Just who are these liquor snobs? These are men—and they are mostly men—who can suck the joy out of a Saturday brunch or ruin a contemplative evening with their relentless pedantism. Men who know the lay of Scotland better than the contours of their own country, who think all industrial beer tastes like glycerine (even the perfectly acceptable Hoegaarden), snigger at people who like to have their whisky with lots of water and ice and won’t ever open a bottle of Indian wine.
Thanks to my line of work, I am, unfortunately, familiar with this kill-joy kind and, over the years, I have attempted a taxonomy of the species to help me deal with them better—and puncture their pomposity at opportune moments.
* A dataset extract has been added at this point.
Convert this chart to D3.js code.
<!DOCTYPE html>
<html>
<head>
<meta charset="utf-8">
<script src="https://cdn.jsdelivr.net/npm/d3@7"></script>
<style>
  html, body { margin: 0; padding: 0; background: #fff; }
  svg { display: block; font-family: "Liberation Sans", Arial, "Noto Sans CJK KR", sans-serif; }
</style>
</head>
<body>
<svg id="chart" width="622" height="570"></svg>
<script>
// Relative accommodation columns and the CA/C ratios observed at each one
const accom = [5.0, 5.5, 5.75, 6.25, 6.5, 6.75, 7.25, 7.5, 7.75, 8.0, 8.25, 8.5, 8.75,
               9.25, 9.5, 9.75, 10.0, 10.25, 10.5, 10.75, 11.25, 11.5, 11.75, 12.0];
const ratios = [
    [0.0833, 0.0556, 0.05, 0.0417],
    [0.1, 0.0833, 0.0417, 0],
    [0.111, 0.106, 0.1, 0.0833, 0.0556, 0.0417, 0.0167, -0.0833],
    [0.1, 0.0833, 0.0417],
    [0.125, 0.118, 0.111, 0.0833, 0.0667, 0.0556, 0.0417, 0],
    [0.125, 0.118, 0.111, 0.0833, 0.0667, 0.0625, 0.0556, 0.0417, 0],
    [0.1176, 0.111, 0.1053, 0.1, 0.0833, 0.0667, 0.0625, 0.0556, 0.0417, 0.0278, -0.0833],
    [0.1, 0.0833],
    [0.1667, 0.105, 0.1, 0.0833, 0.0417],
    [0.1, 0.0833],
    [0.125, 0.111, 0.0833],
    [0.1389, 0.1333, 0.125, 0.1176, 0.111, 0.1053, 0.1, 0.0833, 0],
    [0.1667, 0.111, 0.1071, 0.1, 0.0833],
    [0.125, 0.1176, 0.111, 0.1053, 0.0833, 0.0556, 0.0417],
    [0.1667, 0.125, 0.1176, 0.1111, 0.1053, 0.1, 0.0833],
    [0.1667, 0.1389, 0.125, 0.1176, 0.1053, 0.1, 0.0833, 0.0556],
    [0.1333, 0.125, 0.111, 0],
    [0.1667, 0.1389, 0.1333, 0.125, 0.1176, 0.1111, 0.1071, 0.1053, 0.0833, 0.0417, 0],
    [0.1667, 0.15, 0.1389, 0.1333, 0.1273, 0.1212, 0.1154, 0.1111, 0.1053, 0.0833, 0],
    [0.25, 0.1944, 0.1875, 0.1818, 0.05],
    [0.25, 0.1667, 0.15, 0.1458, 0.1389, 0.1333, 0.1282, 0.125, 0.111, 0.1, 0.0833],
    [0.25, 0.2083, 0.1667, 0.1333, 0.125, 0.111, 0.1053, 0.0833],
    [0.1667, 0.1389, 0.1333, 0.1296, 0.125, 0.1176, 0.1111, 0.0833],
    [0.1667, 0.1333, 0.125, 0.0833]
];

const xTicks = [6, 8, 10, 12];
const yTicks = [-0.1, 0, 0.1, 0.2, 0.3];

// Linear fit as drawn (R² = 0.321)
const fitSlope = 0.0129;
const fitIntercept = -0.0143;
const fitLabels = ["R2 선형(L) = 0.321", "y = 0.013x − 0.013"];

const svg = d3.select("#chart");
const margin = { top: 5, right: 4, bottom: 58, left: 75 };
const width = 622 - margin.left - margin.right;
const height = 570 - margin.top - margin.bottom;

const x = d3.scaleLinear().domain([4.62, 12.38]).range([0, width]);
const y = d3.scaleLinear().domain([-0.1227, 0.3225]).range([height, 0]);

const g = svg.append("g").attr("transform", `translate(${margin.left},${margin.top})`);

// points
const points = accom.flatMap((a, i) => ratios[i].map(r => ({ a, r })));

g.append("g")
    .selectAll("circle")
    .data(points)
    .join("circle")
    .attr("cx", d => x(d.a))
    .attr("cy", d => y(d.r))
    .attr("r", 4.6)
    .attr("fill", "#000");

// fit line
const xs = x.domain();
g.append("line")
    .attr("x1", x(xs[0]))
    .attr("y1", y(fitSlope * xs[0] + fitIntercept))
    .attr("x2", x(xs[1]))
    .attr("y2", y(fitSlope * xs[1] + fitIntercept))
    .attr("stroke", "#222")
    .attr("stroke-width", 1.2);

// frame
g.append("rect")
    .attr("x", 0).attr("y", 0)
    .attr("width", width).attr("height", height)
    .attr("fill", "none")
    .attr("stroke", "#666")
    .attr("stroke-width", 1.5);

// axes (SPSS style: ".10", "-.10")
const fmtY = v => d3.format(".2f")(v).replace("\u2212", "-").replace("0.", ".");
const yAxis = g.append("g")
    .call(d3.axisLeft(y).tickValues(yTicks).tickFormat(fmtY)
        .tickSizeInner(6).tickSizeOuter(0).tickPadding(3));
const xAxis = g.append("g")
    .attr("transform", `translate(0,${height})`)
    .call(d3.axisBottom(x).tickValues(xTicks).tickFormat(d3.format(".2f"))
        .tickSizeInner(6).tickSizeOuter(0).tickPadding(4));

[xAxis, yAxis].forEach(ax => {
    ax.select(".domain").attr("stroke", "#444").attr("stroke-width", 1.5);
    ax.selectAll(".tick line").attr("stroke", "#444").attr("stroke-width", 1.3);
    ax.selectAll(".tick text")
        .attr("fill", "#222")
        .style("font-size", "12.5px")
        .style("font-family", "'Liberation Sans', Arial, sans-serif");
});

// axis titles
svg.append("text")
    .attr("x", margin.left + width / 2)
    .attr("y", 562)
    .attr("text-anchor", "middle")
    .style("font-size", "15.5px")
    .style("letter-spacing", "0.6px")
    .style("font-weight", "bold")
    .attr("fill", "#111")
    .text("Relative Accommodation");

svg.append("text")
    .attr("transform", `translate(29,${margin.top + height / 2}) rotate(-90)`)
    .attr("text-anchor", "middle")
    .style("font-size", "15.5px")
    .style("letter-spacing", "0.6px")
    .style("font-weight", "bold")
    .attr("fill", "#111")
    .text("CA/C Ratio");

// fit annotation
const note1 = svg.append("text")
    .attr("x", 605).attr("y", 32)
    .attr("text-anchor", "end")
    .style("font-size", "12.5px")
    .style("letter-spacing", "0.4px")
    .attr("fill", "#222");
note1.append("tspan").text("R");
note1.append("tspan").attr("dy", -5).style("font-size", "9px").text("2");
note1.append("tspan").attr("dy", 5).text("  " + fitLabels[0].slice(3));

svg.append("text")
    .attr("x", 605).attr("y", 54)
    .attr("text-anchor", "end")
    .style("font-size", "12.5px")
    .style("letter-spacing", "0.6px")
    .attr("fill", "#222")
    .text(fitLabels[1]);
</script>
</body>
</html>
Of the lot, I find vodka snobs to be the silliest. Unless you are a spirits expert, all vodka tastes the same, especially if there are mixers around. But there are people I know who swear by certain brands of overpriced classic vodka which, by the way, is supposed to be neutral and without distinctive aroma, character, taste or colour. So whenever I have to entertain them, I take out this large 4.5-litre bottle that once held pricey vodka, pour some relatively inexpensive Indian vodka into it and present the contemporary flagon with a suitable flourish as the night progresses. Upon hearing their appreciative murmurs, I allow myself a slight, mocking smile. QED.
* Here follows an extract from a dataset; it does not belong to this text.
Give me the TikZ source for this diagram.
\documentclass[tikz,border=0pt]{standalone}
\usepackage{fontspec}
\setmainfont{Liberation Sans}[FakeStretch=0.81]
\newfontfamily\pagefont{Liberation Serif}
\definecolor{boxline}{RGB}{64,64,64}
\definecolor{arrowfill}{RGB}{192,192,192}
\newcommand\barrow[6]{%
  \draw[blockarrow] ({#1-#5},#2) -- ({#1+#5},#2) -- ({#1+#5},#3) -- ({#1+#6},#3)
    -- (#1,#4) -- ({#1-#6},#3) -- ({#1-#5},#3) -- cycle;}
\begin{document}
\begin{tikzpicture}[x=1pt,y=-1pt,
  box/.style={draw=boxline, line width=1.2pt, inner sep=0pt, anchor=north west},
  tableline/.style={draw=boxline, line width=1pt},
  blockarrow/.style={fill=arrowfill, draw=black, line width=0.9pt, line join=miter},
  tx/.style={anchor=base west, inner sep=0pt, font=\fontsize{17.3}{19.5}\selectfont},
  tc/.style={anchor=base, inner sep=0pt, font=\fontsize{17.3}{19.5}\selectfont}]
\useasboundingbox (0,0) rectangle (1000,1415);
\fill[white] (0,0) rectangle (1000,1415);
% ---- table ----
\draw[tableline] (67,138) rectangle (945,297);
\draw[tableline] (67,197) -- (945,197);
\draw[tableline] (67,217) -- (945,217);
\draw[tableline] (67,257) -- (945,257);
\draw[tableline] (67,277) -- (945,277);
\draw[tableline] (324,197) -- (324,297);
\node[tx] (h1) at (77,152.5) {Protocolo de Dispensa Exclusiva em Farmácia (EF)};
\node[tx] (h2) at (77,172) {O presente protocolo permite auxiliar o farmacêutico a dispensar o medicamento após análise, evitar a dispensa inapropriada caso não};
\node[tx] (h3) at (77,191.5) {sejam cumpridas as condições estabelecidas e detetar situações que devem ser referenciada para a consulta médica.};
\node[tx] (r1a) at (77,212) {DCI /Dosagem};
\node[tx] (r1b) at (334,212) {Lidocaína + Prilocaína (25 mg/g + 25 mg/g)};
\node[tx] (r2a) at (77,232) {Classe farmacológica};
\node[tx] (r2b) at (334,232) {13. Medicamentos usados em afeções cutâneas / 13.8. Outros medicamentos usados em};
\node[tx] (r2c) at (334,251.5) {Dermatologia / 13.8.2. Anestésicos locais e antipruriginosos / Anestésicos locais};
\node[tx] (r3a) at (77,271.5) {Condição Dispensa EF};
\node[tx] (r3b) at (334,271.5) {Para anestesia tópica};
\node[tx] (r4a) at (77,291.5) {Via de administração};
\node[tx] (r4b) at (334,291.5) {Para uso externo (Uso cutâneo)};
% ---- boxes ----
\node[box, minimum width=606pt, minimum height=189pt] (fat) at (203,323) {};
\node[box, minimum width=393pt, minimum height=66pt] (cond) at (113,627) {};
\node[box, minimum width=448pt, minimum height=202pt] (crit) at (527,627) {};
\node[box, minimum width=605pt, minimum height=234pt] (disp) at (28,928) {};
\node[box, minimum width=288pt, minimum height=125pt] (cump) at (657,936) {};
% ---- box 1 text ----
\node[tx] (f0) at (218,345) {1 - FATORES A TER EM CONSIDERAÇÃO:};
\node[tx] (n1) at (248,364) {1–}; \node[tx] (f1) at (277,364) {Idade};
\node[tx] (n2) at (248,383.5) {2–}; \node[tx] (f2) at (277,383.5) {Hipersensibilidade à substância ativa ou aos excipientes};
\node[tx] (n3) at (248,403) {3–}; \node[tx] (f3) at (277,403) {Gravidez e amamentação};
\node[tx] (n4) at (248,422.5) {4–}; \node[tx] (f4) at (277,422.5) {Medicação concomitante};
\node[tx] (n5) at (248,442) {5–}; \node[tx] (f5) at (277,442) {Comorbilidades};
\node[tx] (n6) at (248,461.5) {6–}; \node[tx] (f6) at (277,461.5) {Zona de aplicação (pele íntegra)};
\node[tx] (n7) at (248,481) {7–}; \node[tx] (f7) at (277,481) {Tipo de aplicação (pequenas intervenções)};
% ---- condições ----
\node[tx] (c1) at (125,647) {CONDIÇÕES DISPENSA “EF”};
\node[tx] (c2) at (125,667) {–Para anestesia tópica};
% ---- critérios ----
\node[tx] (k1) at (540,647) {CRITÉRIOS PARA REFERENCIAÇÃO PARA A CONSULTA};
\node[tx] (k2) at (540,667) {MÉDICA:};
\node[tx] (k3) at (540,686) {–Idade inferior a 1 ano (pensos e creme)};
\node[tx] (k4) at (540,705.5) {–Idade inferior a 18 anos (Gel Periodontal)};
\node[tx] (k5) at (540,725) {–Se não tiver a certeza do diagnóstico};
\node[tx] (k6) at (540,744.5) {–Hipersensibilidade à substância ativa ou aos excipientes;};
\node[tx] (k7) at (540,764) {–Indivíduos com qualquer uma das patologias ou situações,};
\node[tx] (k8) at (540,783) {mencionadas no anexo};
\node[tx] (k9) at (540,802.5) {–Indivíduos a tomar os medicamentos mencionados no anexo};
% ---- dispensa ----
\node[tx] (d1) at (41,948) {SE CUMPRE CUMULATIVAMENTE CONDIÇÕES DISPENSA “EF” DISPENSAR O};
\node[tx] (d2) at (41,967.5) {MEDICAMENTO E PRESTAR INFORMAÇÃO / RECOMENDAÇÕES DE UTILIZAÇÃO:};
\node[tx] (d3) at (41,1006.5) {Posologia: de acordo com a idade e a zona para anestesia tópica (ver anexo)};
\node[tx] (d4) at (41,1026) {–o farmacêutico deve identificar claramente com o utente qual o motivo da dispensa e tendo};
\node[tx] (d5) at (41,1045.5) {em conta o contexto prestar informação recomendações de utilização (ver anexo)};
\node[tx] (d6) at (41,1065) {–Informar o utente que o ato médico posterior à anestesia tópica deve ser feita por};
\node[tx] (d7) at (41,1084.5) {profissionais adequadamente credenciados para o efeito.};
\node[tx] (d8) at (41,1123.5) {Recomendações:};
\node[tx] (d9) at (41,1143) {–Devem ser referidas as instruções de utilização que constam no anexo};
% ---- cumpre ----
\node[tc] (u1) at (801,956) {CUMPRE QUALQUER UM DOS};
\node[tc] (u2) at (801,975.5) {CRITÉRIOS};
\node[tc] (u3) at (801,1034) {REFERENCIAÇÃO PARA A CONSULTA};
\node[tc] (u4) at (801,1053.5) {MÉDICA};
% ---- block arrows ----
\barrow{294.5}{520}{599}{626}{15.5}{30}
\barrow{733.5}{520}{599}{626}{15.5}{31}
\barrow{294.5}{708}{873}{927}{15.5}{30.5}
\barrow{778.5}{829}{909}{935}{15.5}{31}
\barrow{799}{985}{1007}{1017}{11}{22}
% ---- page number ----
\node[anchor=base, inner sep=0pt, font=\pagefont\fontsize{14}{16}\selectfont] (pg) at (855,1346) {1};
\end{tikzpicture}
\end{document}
Whisky fanatics are a more evolved lot, and some of them do know their stuff. They know the correct pronunciation of Islay, can speak at length about the U-shaped lyne arms at the Talisker distillery and have a tendency to turn particularly verbose when describing the aroma and mouth feel of their favourite whiskies. But despite their loquaciousness, these are not men who suffer ignorance about whisky gladly. So I steer the conversation away from Scotland to neighbouring Ireland, to honest, triple distilled Irish whiskies that don’t need the often frivolous sensory paraphernalia of nosings, and snifters and what have you. Irish whisky, they ask? Really? Well, one in particular; I tell them about Tyrconnell Single Malt.
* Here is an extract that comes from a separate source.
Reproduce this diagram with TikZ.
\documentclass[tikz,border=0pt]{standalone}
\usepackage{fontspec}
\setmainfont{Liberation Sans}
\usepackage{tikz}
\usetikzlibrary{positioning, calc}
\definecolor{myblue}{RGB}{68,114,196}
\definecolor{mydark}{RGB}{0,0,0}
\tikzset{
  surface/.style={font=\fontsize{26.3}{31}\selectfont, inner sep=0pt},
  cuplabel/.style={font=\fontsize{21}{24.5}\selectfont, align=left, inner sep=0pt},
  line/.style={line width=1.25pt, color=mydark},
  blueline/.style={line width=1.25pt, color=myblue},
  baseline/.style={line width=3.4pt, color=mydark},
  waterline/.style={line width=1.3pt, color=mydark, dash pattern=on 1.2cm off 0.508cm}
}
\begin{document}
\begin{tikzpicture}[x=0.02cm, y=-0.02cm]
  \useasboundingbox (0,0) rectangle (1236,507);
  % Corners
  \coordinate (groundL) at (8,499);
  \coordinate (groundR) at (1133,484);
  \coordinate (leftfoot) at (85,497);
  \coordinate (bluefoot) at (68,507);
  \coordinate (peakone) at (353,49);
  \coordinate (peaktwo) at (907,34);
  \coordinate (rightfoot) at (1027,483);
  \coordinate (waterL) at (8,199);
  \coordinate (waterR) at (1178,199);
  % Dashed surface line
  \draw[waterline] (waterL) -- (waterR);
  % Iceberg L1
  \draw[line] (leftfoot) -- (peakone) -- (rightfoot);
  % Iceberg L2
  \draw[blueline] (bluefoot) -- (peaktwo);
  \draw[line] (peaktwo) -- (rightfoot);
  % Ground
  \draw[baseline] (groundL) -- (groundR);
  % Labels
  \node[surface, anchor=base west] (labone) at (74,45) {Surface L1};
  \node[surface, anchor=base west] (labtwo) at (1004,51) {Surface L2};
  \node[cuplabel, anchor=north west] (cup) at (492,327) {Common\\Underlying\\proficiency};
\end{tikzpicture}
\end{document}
Tyrconnell, a 100-year-old unpeated whisky named after a champion racehorse, is a pleasant dram made by the low-profile Cooley distillery, which is located in rain-soaked Kilbeggan. Pure pot still single malt, I tell them, a couple of notches above both Jameson and Bushmills. And, most importantly, it even manages to affect the complexity of Scottish single malt. They like the back-handed compliment I bestow on the Irish whisky. Their condescension towards it softens a touch. Maybe, someday, they will try it.
Wine is a vast subject, a labyrinth full of tricky trapdoors, and it never pays to bluff about it. There is only so much you can talk about chalky soil, varietals, the devastation wrought in 19th century France by the phylloxera epidemic. Discretion is the better part of valour on this terroir, and I endure, with the patience of a saint, the sadly amusing sight of my fellow countrymen meticulously aping French pronunciations, swirling their wine in goblets and talking about the ridiculousness of blended wine. But when it all gets too much, I tell them what a wise man once said, a philosophy I aim to apply to every spirit I drink, about there being only two kinds of wine—the ones which you like and the ones you don’t.